HAWLEY: At the very beginning of every episode it says "This is a true story." It's not a true story, but it says "this is a true story," and I did a lot of thinking about why the movie did that. I think that a lot of it had to do with the fact that real life doesn't unfold like a story. ... Things happen that don't fit neatly into a box. One of the things is you're not going to meet every important character in the show in the first 10 minutes the way you do in a normal show.
On setting the stories in small towns in Minnesota
HAWLEY: Joel and Ethan [Coen] have described this region of the country as "Siberia with family restaurants." I like the idea that these towns are sort of these islands in this frozen tundra, and the highway runs through and the highway system has allowed these types of characters to float through, and it's this sort of stranger-comes-to-town story.
On scoring the music for the show
HAWLEY: Obviously when you do something with drama and comedy in it — and by that I mean a scene that has drama and comedy in it — you know the minute you introduce music, you're either scoring the drama or you're scoring the comedy, and therefore the scene becomes either dramatic or comedic. So in those scenes what you try to do is not have music at all and let it be what it is.
You know, [in] No Country for Old Men, there's no music in the whole movie, and the tension of the silence was so dramatic that sometimes a lack of music is also a way to score a scene.
On the Coen brothers' relationship to the series
HAWLEY: It has to be odd for them. We went and we did a premiere in New York City, and you walked around and everywhere you went there were Fargo ads and billboards and buses, and FX [had a wrap crocheted] for a double-decker bus. It had to be odd for them to be walking around and seeing all of this promotion for a TV show based on a movie they made 20 years ago — far more promotion than the movie itself probably got.
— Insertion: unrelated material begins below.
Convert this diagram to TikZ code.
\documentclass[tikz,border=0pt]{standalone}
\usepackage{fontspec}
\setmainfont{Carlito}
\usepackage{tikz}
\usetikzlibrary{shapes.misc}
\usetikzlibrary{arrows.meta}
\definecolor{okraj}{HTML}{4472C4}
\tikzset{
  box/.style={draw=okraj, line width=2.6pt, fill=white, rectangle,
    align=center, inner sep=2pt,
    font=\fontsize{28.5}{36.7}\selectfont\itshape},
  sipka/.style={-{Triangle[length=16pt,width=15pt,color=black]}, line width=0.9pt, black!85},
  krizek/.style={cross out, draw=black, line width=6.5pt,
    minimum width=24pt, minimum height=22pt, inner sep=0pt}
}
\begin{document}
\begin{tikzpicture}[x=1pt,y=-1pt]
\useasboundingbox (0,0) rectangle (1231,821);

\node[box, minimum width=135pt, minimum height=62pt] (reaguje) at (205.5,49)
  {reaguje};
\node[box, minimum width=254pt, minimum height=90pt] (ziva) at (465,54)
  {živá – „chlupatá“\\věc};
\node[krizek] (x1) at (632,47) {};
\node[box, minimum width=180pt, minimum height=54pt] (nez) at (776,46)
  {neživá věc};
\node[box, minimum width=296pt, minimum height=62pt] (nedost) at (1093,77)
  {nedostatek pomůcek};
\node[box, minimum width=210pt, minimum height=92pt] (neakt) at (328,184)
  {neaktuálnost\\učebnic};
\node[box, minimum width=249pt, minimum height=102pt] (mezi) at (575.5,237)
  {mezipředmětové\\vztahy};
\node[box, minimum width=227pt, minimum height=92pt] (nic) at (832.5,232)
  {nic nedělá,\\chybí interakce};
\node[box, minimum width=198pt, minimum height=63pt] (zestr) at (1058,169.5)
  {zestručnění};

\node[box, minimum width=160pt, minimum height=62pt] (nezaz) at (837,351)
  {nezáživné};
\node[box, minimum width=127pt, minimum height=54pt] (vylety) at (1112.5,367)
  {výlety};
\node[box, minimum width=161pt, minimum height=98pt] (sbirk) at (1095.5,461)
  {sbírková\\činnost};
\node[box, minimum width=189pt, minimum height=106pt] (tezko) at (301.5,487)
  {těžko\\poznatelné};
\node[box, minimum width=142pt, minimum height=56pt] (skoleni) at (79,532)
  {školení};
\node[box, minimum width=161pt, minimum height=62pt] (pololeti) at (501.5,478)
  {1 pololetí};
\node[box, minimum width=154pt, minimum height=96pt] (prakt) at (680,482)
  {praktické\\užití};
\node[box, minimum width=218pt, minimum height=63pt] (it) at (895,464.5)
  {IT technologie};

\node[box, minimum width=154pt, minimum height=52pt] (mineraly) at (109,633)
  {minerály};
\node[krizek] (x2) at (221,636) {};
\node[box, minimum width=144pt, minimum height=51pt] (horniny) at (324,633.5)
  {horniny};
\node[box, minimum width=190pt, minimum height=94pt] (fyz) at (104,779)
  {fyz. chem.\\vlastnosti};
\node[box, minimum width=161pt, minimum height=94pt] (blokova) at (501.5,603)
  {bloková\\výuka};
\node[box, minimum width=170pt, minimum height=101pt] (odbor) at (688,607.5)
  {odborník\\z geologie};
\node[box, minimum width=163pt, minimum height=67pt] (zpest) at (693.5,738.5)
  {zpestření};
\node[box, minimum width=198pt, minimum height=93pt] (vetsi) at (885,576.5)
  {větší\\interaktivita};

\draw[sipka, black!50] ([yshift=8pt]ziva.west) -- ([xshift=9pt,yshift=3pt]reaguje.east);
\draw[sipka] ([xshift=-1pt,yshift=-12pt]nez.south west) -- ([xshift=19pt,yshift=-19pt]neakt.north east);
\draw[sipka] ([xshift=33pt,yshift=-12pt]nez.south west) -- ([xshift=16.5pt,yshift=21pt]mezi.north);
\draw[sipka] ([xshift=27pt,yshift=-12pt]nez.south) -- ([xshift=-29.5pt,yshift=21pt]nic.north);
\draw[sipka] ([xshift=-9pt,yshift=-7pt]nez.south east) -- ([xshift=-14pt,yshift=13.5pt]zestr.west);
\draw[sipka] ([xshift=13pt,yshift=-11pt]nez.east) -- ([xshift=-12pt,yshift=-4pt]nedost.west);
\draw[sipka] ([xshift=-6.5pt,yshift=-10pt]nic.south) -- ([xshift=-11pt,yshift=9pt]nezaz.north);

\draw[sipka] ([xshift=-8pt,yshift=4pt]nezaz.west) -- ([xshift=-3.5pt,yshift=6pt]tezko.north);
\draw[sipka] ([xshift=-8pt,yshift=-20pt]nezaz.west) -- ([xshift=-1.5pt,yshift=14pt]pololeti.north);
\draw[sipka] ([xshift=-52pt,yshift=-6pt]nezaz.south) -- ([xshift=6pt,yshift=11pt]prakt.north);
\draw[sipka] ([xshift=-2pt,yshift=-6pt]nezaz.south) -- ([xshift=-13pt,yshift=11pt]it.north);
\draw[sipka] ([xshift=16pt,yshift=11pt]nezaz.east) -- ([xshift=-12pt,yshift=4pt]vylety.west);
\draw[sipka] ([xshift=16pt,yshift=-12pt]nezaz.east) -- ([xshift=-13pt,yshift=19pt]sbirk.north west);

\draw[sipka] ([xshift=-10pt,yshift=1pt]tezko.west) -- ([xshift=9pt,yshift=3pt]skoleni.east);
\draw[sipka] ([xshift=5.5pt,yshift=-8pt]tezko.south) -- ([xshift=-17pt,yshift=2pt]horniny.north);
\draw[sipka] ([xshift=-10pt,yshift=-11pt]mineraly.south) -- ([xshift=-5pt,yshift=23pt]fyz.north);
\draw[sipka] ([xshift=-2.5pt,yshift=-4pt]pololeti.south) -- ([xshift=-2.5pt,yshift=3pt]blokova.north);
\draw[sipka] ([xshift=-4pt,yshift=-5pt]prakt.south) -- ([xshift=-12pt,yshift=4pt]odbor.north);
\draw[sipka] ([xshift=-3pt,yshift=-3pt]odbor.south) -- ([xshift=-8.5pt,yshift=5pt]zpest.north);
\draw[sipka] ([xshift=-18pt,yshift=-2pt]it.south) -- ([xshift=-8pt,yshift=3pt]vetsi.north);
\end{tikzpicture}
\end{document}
I think that my impression was that they had to compartmentalize and create a space in their head for this thing that I was doing that they weren't doing. ... The very first conversation I had with them, they said very nice things to me about the script, and they really let me know, as far as they were concerned, I nailed it, and in many ways that's the most important feedback I ever got. I was able to take that confidence forward and keep doing that.